La fiesta de la muerte
Vivir es morir un poco. Porque, de algún modo, cada día renovamos lo que somos; y en ese proceso de renovación tienen que morir algunas cosas. Momentos, experiencias, lugares y hasta personas que se van quedando en otra esfera de nuestra existencia mueren. Y así, cada vez que festejamos algo que nos llena de alegría, podemos recordar también con alegría todo aquello que murió y de lo cual, a lo mejor, nos alimentamos alguna vez para vivir.
La primera vez que supe lo que la muerte significaba fue en 1998. El día que mi abuela paterna se fue para siempre y con ella se fueron las generosas novenas decembrinas, los encuentros especiales y místicos de familia, las manos suaves y temblorosas de las que el párkinson se fue apoderando sigilosamente, la voz y los ojos tiernos de alguien que vivió para servir, y los rosarios que a diario rezaba con la introducción de la Tocata y fuga en re menor de J. S. Bach, la cual anunciaba el inicio del ritual en la emisora Minuto de Dios, sagradamente, a las 6:00 p. m.
La muerte, como la vida misma, es engañosa. Resulta extraño, pero la simple idea de morir nos acelera el pulso tanto o más que la de experimentar un momento maravilloso. Todos los días de la vida alguien celebra algo. Cada primero de enero se festeja la llegada de un nuevo año; si obtenemos algo que deseamos, lo celebramos; si cumplimos un año más de vida, festejamos; si nace un(a) niño(a), somos felices con su llegada y celebramos…
Pero si muere alguien que amamos, nos invade la tristeza hasta el punto, incluso, de desear por un momento habernos ido para siempre con esa persona y así evitar el dolor tan profundo que supone su partida. Celebrar a la muerte o a los muertos puede resultar entonces algo extraño, absurdo. ¿Por qué existe el llamado Día de los Muertos? ¿Por qué recordar y reafirmar ese tipo de ausencia que para la gran mayoría no deja de doler nunca?
Tal vez porque sin muerte no hay vida. Porque nuestra función en el mundo quizás no tendría sentido si no tratáramos de permanecer vivos durante el mayor tiempo posible para hacer frente a lo divino, a lo complejo y a lo humano de la vida. En México, el Día de los Muertos es una sólida tradición heredada de los pueblos indígenas de la Mesoamérica de hace miles de años, que guiaban a quienes morían en su camino hacia el Mictlán, el lugar eterno del reposo de los muertos, el cautivante inframundo de la mitología mexica.

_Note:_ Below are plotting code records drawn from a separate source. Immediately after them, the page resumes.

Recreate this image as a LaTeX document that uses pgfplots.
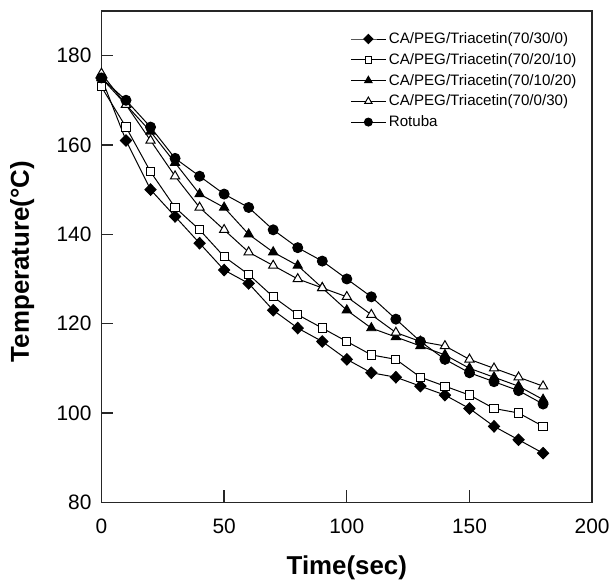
\documentclass[border=0pt]{standalone}
\usepackage{fontspec}
\setmainfont{Liberation Sans}
\usepackage{pgfplots}
\pgfplotsset{compat=1.18}

\begin{document}
\begin{tikzpicture}
\begin{axis}[
  name=ax,
  scale only axis,
  width=370pt,
  height=370.5pt,
  xmin=0, xmax=200,
  ymin=80, ymax=190,
  xtick={0,50,100,150,200},
  ytick={80,100,120,140,160,180},
  xtick pos=lower,
  ytick pos=left,
  tick align=inside,
  major tick length=9pt,
  axis line style={black!85, line width=1pt},
  tick style={black!85, line width=1pt},
  /pgf/number format/assume math mode=true,
  tick label style={font=\fontsize{15.75}{18}\selectfont},
  xticklabel style={yshift=-9pt},
  yticklabel style={xshift=-4pt},
  xlabel={\textbf{Time(sec)}},
  ylabel={\textbf{Temperature(°C)}},
  label style={font=\fontsize{19.5}{22}\selectfont},
  xlabel style={at={(axis description cs:0.5,-0.108)}, anchor=north, inner sep=0pt},
  ylabel style={at={(axis description cs:-0.1866,0.49)}, anchor=north, inner sep=0pt},
  every axis plot/.append style={black, line width=0.75pt},
  legend style={at={(0.507,0.962)}, anchor=north west, draw=none, fill=none,
    font=\fontsize{11.4}{13.4}\selectfont, row sep=1.9pt, inner sep=0pt},
  legend cell align={left},
  legend image code/.code={
    \draw[mark repeat=2,mark phase=2,/tikz/every mark/.append style={scale=0.8}]
      plot coordinates {(0cm,0cm) (0.46cm,0cm) (0.92cm,0cm)};
  },
]
\addplot[mark=diamond*, mark size=4.3pt, mark options={fill=black, xscale=1.3}] coordinates {
(0,175) (10,161) (20,150) (30,144) (40,138) (50,132) (60,129) (70,123) (80,119) (90,116)
(100,112) (110,109) (120,108) (130,106) (140,104) (150,101) (160,97) (170,94) (180,91)};
\addlegendentry{CA/PEG/Triacetin(70/30/0)}
\addplot[mark=square*, mark size=3.1pt, mark options={fill=white}] coordinates {
(0,173) (10,164) (20,154) (30,146) (40,141) (50,135) (60,131) (70,126) (80,122) (90,119)
(100,116) (110,113) (120,112) (130,108) (140,106) (150,104) (160,101) (170,100) (180,97)};
\addlegendentry{CA/PEG/Triacetin(70/20/10)}
\addplot[mark=triangle*, mark size=4pt, mark options={fill=black}] coordinates {
(0,175) (10,169) (20,163) (30,156) (40,149) (50,146) (60,140) (70,136) (80,133) (90,128)
(100,123) (110,119) (120,117) (130,115) (140,113) (150,110) (160,108) (170,106) (180,103)};
\addlegendentry{CA/PEG/Triacetin(70/10/20)}
\addplot[mark=triangle*, mark size=4pt, mark options={fill=white}] coordinates {
(0,176) (10,169) (20,161) (30,153) (40,146) (50,141) (60,136) (70,133) (80,130) (90,128)
(100,126) (110,122) (120,118) (130,116) (140,115) (150,112) (160,110) (170,108) (180,106)};
\addlegendentry{CA/PEG/Triacetin(70/0/30)}
\addplot[mark=*, mark size=3.75pt, mark options={fill=black}] coordinates {
(0,175) (10,170) (20,164) (30,157) (40,153) (50,149) (60,146) (70,141) (80,137) (90,134)
(100,130) (110,126) (120,121) (130,116) (140,112) (150,109) (160,107) (170,105) (180,102)};
\addlegendentry{Rotuba}
\end{axis}
\path ([xshift=-76.5pt,yshift=-63pt]ax.south west) rectangle ([xshift=14.25pt,yshift=8.25pt]ax.north east);
\end{tikzpicture}
\end{document}
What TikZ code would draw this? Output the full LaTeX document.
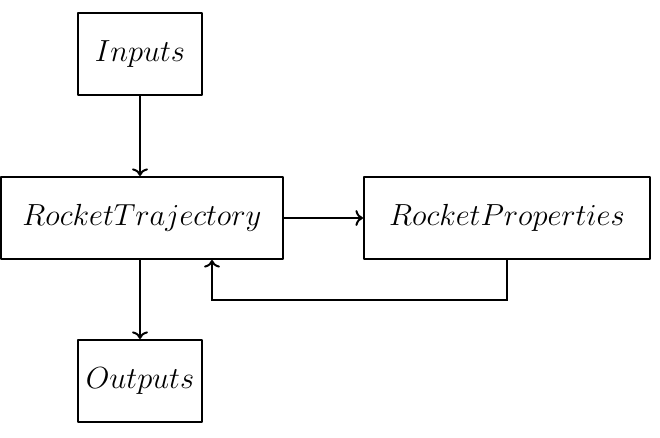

El Día de los Muertos es una fecha para celebrar a quienes se fueron y ‘traerlos’ a la vida ofreciéndoles un poco de aquello que tanto disfrutaban. Comida, bebidas, velas, fotos y flores, entre otros elementos, hacen parte de esta celebración que expone a la muerte de una forma distinta; que nos acerca a los muertos y que los trae de vuelta a la vida.
Vivir es morir un poco. Porque, de algún modo, cada día renovamos lo que somos; y en ese proceso de renovación tienen que morir algunas cosas. Momentos, experiencias, lugares y hasta personas que se van quedando en otra esfera de nuestra existencia mueren. Y así, cada vez que festejamos algo que nos llena de alegría, podemos recordar también con alegría todo aquello que murió y de lo cual, a lo mejor, nos alimentamos alguna vez para vivir.
Para Octavio Paz, «el culto a la vida, si de verdad es profundo y total, es también culto a la muerte». Para mí, la vida es una suerte de cosas que se alinean hacia la muerte, esa sombra multicolor que nos impulsa a buscar el sentido de estar vivos, para no morir una y otra vez en el intento de vivir.